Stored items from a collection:
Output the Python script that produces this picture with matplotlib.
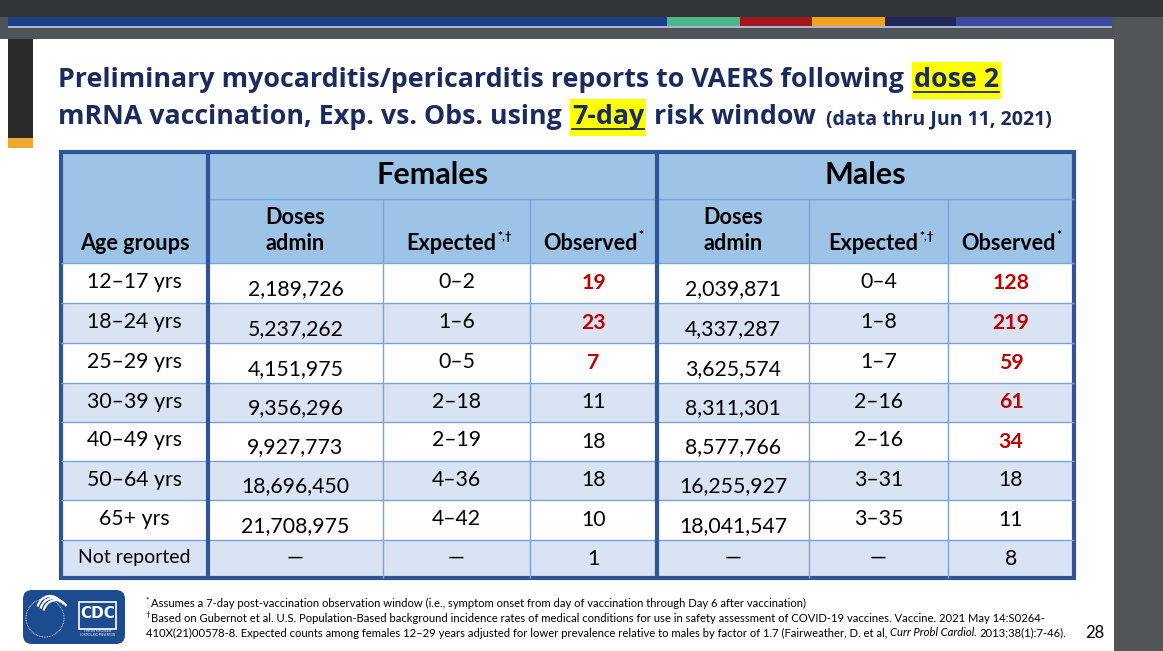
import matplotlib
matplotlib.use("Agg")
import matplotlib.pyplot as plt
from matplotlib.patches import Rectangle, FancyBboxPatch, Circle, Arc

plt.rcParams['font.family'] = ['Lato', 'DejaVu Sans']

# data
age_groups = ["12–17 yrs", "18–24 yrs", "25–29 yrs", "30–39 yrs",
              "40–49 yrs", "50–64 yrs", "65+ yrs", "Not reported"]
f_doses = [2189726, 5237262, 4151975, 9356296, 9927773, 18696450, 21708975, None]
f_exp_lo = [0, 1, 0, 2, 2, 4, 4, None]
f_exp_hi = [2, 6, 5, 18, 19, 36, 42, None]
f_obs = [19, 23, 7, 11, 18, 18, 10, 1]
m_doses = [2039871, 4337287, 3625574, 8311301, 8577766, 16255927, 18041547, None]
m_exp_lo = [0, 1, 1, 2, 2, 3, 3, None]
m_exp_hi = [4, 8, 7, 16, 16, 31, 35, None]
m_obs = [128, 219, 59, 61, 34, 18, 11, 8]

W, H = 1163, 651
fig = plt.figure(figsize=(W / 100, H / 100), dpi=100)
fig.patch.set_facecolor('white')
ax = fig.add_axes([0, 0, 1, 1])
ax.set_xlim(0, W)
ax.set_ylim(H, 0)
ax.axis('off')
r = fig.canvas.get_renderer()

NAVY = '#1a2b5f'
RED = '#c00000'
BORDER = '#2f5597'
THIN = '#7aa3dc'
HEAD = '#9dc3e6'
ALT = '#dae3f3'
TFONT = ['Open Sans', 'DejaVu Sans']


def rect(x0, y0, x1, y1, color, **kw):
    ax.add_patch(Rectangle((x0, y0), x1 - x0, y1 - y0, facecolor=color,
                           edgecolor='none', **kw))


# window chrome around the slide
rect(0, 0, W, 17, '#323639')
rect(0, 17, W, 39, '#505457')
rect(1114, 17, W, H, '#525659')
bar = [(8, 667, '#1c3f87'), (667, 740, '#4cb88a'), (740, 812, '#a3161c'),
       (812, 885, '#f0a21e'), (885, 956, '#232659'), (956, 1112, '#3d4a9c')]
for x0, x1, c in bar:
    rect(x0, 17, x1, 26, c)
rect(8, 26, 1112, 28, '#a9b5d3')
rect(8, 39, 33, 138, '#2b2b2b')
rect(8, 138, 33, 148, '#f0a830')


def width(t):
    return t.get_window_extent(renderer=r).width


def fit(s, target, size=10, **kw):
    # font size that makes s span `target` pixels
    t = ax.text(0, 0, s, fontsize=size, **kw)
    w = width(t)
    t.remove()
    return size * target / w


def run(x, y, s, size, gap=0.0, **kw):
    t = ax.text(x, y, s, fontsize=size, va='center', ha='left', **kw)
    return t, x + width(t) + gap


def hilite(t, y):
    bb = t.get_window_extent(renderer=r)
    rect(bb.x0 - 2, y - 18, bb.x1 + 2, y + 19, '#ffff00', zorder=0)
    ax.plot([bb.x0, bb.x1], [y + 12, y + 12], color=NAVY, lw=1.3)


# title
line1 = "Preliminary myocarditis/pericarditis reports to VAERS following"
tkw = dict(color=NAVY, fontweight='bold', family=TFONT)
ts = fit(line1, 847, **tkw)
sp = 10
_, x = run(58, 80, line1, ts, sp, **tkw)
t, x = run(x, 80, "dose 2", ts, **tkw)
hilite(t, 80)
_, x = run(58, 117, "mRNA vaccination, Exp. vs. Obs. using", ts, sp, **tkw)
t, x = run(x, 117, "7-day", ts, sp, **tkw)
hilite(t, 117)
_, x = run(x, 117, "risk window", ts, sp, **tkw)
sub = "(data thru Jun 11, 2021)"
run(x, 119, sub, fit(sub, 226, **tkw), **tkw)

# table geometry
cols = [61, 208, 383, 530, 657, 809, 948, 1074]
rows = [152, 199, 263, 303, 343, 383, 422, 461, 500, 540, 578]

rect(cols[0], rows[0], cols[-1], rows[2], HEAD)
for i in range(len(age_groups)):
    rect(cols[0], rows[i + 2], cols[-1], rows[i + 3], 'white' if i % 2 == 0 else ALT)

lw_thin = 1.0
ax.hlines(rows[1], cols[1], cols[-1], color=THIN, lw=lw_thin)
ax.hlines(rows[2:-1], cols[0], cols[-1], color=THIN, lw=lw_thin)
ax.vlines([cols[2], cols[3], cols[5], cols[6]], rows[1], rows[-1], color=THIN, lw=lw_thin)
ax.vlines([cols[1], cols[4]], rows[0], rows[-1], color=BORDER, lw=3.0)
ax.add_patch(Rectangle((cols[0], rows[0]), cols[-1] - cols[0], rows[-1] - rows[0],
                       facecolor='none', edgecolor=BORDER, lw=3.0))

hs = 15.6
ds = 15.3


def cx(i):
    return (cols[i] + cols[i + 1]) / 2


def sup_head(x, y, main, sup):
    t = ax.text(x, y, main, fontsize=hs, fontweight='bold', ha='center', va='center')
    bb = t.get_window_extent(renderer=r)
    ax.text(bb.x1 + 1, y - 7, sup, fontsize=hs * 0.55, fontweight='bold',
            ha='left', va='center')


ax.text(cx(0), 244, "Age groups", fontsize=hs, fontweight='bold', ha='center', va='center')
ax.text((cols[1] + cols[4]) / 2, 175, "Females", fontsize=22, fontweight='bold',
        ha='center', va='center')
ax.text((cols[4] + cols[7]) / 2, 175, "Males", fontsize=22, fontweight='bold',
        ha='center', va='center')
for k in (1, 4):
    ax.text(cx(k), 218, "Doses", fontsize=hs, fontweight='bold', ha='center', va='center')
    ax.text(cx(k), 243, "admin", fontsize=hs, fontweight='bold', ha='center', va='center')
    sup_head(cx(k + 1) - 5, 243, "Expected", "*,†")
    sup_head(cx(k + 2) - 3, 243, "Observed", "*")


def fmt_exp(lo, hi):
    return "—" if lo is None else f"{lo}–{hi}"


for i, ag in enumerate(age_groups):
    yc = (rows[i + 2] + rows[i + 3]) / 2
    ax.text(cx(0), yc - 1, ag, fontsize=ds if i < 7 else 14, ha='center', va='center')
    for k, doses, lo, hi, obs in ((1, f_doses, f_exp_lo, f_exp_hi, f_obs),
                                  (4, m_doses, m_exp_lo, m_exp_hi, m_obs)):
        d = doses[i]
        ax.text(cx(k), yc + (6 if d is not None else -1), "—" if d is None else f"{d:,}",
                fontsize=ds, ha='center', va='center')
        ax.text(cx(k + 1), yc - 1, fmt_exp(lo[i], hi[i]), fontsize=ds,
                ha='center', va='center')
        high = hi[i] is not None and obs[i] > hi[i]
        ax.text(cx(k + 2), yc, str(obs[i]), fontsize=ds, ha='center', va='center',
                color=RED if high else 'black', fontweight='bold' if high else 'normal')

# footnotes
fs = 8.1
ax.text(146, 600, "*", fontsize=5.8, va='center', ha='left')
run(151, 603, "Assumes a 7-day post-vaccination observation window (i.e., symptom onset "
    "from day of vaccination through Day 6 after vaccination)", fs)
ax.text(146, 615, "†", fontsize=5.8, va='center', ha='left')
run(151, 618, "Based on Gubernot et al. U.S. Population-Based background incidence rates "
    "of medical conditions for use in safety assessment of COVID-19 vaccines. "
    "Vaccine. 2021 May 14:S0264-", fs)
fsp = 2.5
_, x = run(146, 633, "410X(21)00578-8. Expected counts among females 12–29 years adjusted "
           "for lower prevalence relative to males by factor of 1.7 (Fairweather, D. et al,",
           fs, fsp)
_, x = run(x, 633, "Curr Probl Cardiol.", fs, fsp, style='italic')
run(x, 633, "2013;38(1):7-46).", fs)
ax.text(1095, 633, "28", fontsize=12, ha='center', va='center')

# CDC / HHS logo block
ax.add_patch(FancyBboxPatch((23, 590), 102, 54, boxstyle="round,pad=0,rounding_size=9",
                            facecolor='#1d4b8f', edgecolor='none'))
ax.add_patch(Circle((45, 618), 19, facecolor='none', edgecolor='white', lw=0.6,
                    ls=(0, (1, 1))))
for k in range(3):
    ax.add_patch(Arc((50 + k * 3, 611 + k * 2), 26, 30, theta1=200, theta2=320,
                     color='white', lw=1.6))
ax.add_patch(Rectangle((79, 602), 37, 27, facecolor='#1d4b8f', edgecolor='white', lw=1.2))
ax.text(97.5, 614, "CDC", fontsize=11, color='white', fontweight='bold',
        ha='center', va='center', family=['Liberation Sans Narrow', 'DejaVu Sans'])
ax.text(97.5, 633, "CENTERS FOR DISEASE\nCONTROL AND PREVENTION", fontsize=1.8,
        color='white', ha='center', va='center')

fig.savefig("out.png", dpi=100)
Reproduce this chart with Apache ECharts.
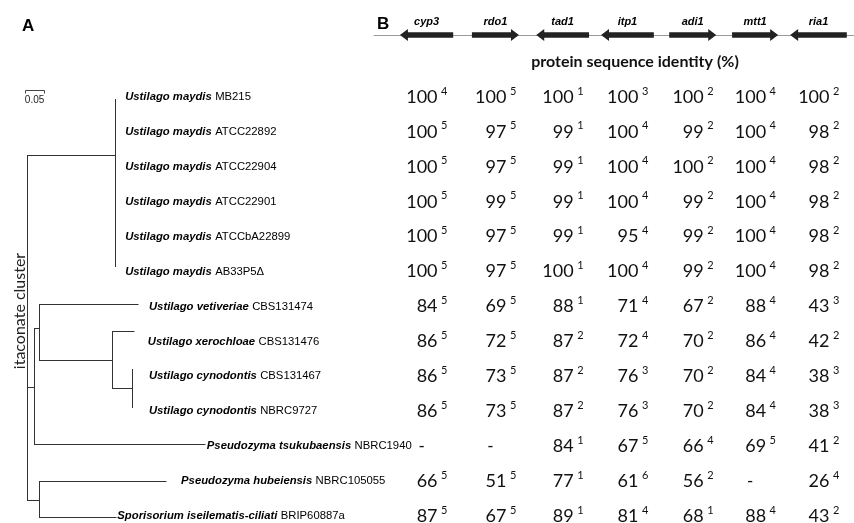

> [SET TASK]
Please extract exactly the lines of the data, from the first through the line containing "return t, x + width(t) + gap", and add no pictures to the copy.

> [FULL SOLUTION]
Output the Python script that produces this picture with matplotlib.
import matplotlib
matplotlib.use("Agg")
import matplotlib.pyplot as plt
from matplotlib.patches import Rectangle, FancyBboxPatch, Circle, Arc

plt.rcParams['font.family'] = ['Lato', 'DejaVu Sans']

# data
age_groups = ["12–17 yrs", "18–24 yrs", "25–29 yrs", "30–39 yrs",
              "40–49 yrs", "50–64 yrs", "65+ yrs", "Not reported"]
f_doses = [2189726, 5237262, 4151975, 9356296, 9927773, 18696450, 21708975, None]
f_exp_lo = [0, 1, 0, 2, 2, 4, 4, None]
f_exp_hi = [2, 6, 5, 18, 19, 36, 42, None]
f_obs = [19, 23, 7, 11, 18, 18, 10, 1]
m_doses = [2039871, 4337287, 3625574, 8311301, 8577766, 16255927, 18041547, None]
m_exp_lo = [0, 1, 1, 2, 2, 3, 3, None]
m_exp_hi = [4, 8, 7, 16, 16, 31, 35, None]
m_obs = [128, 219, 59, 61, 34, 18, 11, 8]

W, H = 1163, 651
fig = plt.figure(figsize=(W / 100, H / 100), dpi=100)
fig.patch.set_facecolor('white')
ax = fig.add_axes([0, 0, 1, 1])
ax.set_xlim(0, W)
ax.set_ylim(H, 0)
ax.axis('off')
r = fig.canvas.get_renderer()

NAVY = '#1a2b5f'
RED = '#c00000'
BORDER = '#2f5597'
THIN = '#7aa3dc'
HEAD = '#9dc3e6'
ALT = '#dae3f3'
TFONT = ['Open Sans', 'DejaVu Sans']


def rect(x0, y0, x1, y1, color, **kw):
    ax.add_patch(Rectangle((x0, y0), x1 - x0, y1 - y0, facecolor=color,
                           edgecolor='none', **kw))


# window chrome around the slide
rect(0, 0, W, 17, '#323639')
rect(0, 17, W, 39, '#505457')
rect(1114, 17, W, H, '#525659')
bar = [(8, 667, '#1c3f87'), (667, 740, '#4cb88a'), (740, 812, '#a3161c'),
       (812, 885, '#f0a21e'), (885, 956, '#232659'), (956, 1112, '#3d4a9c')]
for x0, x1, c in bar:
    rect(x0, 17, x1, 26, c)
rect(8, 26, 1112, 28, '#a9b5d3')
rect(8, 39, 33, 138, '#2b2b2b')
rect(8, 138, 33, 148, '#f0a830')


def width(t):
    return t.get_window_extent(renderer=r).width


def fit(s, target, size=10, **kw):
    # font size that makes s span `target` pixels
    t = ax.text(0, 0, s, fontsize=size, **kw)
    w = width(t)
    t.remove()
    return size * target / w


def run(x, y, s, size, gap=0.0, **kw):
    t = ax.text(x, y, s, fontsize=size, va='center', ha='left', **kw)
    return t, x + width(t) + gap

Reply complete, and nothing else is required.